Few books have created as much of a furor in Brazil as this revisionist approach to Rui Barbosa. The columns of the national and local newspapers were filled for weeks with irate protests against such sacrilegious attacks on this Brazilian hero. In April 1965 government agencies proposed that federal universities create a Rui Barbosa Chair to deal with his life and work, thus “forestalling attempts to destroy and becloud the personality of the great Brazilian, as has recently been done.” This emotional outburst is a natural outcome of the current enthronement of certain Brazilian attitudes—from (occasional) laissez-faire to the (qualified) rule of law—and the persistent veneration of European and American models, a worshipful stance that allows Brazil credit only to the extent that it conforms to foreign values. Barbosa was a leading spokesman for and example of these attitudes, and a merciless exposure of their contradictory nature and mundane base is hardly calculated to calm highly sensitized professional and business groups.

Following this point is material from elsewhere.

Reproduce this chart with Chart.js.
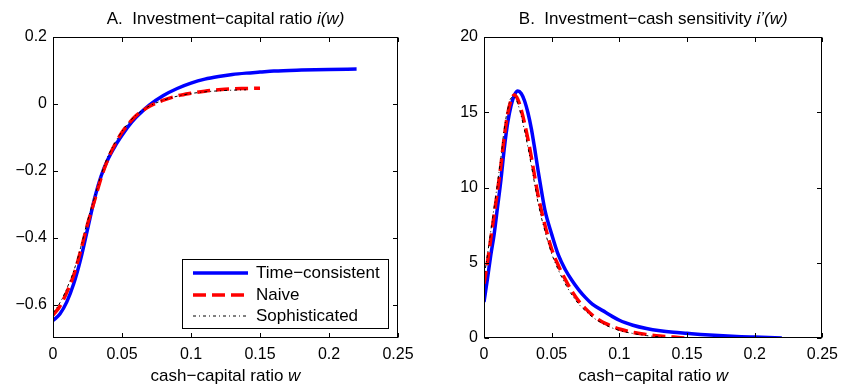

Magalhães Júnior has produced such an exposé, correctly perceiving Rui Barbosa as a pharisee who never admitted even to himself that his self-righteousness was groundless and hypocritical. Full of pride, self-centered, and unable to understand the point of view of anyone who disagreed with him, Rui was neither a warm person nor an able politician. On the other hand, Barbosa’s virtues, his erudition, his fiery idealism, his sharply critical insights into his own country’s condition, his contribution to the end of slavery, his protests against oppression, have all been ignored in the present work. The author argues, perhaps with reason, that enough praise has been heaped upon Rui Barbosa to justify a less than balanced presentation.

What cannot be justified is the lack of historical perspective with which Rui is examined. Being a Social Darwinist or viewing the labor movement with suspicion are hardly valid grounds for criticizing a man who flourished in the three decades after 1880. To attack as political chicanery the appointment in 1891 of those who were known to be loyal to the Republic is to forget the storm through which the young nation was then thought to be sailing. This charge is an especially surprising one, since in other places Magalhães Júnior, who places exaggerated emphasis on Rui’s alleged inconsistencies, manages nevertheless to criticize him for disloyalty to his party (cf. pp. 65 and 107).

Nor is it defensible to base a major thrust against Rui Barbosa on a mistranslation. One of Rui’s genuine achievements was to improve Brazil’s “image” at the time of the 1907 Hague Peace Conference. The widespread effect of this performance was especially due to the publicity which he received from the pen of William T. Stead. Magalhães Júnior makes a major point of showing that Stead was paid to puff up the “Eagle of the Hague.” It is true that in a glossy supplement to the Review of Reviews Stead published a paean of praise for Rui and that there is a recipt made out to Barbosa for 9,600 florins. But since Stead founded, owned, edited, and used the Review of Reviews to advance the cause of international peace, it remains unclear whether this amount was to meet the cost of publication or the cost of Stead’s opinions. Magalhães Júnior, however, translates the phrase “special supplement as per my letter” as “como compensação especial por minha correspondência” (p. 284). Since he is a journalist and publicist who has had extensive experience at translating English, one may question his good faith toward Rui and his professional fairness towards Stead whom he characterizes as an insignificant second-rate newspaperman.

A new look at Rui Barbosa is certainly required. It is unfortunate that a more defensible case was not presented at this time.